**Problem details**
Start at the line where "Give me the matplotlib source for this chart." appears and end at the line where "-1.0, -0.3, 0, 0]" appears; repeat those lines exactly, both ends included, leaving pictures behind.

**Supplied material**
● ● ●
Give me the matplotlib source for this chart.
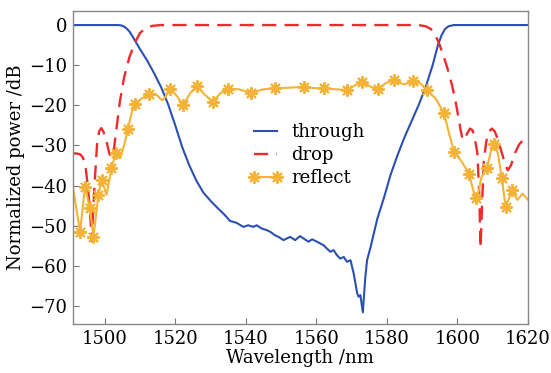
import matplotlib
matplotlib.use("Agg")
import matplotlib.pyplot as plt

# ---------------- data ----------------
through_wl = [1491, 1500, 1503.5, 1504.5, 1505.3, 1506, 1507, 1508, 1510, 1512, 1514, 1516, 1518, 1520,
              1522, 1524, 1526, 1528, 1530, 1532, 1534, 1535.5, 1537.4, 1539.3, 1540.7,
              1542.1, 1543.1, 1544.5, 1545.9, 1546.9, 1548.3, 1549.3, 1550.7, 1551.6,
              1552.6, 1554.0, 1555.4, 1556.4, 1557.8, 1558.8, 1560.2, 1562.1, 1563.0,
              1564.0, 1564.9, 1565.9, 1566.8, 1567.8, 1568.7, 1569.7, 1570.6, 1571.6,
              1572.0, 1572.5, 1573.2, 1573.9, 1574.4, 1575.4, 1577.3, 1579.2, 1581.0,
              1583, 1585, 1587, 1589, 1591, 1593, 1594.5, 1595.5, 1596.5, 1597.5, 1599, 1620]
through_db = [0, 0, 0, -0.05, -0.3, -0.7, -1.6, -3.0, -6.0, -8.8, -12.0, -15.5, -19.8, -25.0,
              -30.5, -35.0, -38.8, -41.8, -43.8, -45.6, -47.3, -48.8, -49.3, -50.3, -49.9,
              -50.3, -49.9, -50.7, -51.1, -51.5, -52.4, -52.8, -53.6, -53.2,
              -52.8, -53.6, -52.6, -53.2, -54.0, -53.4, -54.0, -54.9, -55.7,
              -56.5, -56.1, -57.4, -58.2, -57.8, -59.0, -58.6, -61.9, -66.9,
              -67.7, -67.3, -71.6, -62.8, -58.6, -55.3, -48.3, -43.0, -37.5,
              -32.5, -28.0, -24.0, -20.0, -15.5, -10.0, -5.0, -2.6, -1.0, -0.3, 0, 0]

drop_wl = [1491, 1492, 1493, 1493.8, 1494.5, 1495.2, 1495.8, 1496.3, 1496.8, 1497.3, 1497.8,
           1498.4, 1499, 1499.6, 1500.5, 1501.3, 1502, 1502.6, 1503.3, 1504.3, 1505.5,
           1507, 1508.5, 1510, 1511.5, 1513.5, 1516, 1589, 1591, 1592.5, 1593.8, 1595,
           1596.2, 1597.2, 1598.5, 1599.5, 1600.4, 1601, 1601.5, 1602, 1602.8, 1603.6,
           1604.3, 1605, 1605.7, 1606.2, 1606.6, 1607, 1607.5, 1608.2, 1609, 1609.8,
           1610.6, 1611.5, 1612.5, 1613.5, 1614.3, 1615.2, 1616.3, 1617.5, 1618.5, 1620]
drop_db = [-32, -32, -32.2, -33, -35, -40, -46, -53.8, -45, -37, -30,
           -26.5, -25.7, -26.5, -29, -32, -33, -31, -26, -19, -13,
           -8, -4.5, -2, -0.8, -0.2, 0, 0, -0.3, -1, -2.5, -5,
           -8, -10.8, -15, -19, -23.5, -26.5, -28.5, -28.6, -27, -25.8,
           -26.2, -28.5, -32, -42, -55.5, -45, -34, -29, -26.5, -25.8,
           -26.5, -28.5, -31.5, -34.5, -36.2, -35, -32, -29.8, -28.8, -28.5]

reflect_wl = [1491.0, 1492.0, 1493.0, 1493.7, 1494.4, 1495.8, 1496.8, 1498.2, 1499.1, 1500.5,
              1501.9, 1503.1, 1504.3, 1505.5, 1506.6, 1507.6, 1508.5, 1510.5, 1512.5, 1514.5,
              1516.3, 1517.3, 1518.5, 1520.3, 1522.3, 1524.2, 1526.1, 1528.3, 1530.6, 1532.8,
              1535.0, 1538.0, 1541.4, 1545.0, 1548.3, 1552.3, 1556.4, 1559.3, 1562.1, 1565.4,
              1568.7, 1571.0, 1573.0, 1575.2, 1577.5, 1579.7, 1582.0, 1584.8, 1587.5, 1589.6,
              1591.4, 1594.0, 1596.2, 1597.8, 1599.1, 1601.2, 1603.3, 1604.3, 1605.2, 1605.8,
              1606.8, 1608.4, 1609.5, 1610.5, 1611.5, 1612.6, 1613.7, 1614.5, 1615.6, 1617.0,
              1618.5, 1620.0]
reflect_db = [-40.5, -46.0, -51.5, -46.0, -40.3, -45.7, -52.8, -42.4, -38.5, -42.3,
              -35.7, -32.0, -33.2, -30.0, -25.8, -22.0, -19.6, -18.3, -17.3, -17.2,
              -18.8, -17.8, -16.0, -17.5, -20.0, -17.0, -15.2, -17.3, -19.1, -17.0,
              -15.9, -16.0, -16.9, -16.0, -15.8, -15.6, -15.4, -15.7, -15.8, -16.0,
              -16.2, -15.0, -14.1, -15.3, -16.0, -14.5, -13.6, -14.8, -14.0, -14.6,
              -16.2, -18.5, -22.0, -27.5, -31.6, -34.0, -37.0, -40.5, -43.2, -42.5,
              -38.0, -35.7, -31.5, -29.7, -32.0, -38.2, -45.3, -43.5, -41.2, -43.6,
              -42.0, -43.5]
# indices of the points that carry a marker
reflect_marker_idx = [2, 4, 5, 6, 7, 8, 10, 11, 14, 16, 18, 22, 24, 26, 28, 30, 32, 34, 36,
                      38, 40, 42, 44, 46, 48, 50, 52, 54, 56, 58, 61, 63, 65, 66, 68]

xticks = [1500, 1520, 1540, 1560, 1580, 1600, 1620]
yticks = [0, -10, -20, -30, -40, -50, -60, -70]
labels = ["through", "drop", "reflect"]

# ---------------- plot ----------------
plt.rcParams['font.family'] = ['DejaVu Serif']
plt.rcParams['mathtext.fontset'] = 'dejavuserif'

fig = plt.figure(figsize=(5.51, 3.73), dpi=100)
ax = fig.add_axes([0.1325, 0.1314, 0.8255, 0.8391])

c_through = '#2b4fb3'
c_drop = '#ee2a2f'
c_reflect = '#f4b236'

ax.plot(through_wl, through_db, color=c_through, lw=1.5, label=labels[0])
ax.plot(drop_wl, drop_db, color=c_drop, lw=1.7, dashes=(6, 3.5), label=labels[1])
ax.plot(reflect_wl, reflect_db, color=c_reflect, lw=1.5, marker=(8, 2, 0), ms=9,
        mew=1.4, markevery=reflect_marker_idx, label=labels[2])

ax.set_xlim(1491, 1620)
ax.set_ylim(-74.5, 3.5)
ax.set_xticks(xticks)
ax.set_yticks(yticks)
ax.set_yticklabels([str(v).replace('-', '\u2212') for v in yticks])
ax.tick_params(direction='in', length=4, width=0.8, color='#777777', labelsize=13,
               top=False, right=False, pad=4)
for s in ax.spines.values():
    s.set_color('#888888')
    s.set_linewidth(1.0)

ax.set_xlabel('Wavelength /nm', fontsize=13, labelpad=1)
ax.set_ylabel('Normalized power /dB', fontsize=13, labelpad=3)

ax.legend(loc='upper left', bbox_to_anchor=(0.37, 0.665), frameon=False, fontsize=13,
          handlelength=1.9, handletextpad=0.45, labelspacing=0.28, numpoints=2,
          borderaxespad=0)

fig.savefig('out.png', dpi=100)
● ● ●
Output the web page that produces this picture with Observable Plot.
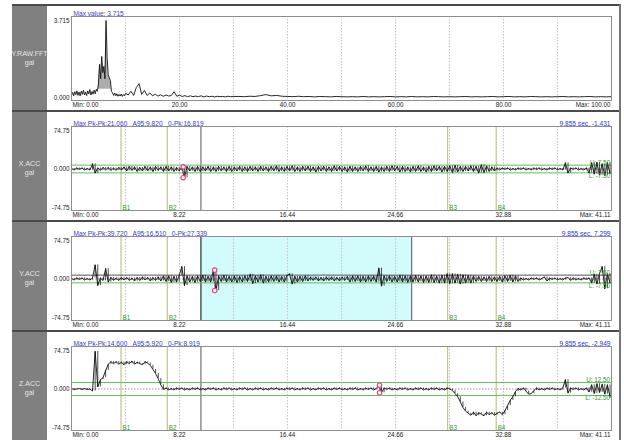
● ● ●
**Right answer**
Give me the matplotlib source for this chart.
import matplotlib
matplotlib.use("Agg")
import matplotlib.pyplot as plt

# ---------------- data ----------------
through_wl = [1491, 1500, 1503.5, 1504.5, 1505.3, 1506, 1507, 1508, 1510, 1512, 1514, 1516, 1518, 1520,
              1522, 1524, 1526, 1528, 1530, 1532, 1534, 1535.5, 1537.4, 1539.3, 1540.7,
              1542.1, 1543.1, 1544.5, 1545.9, 1546.9, 1548.3, 1549.3, 1550.7, 1551.6,
              1552.6, 1554.0, 1555.4, 1556.4, 1557.8, 1558.8, 1560.2, 1562.1, 1563.0,
              1564.0, 1564.9, 1565.9, 1566.8, 1567.8, 1568.7, 1569.7, 1570.6, 1571.6,
              1572.0, 1572.5, 1573.2, 1573.9, 1574.4, 1575.4, 1577.3, 1579.2, 1581.0,
              1583, 1585, 1587, 1589, 1591, 1593, 1594.5, 1595.5, 1596.5, 1597.5, 1599, 1620]
through_db = [0, 0, 0, -0.05, -0.3, -0.7, -1.6, -3.0, -6.0, -8.8, -12.0, -15.5, -19.8, -25.0,
              -30.5, -35.0, -38.8, -41.8, -43.8, -45.6, -47.3, -48.8, -49.3, -50.3, -49.9,
              -50.3, -49.9, -50.7, -51.1, -51.5, -52.4, -52.8, -53.6, -53.2,
              -52.8, -53.6, -52.6, -53.2, -54.0, -53.4, -54.0, -54.9, -55.7,
              -56.5, -56.1, -57.4, -58.2, -57.8, -59.0, -58.6, -61.9, -66.9,
              -67.7, -67.3, -71.6, -62.8, -58.6, -55.3, -48.3, -43.0, -37.5,
              -32.5, -28.0, -24.0, -20.0, -15.5, -10.0, -5.0, -2.6, -1.0, -0.3, 0, 0]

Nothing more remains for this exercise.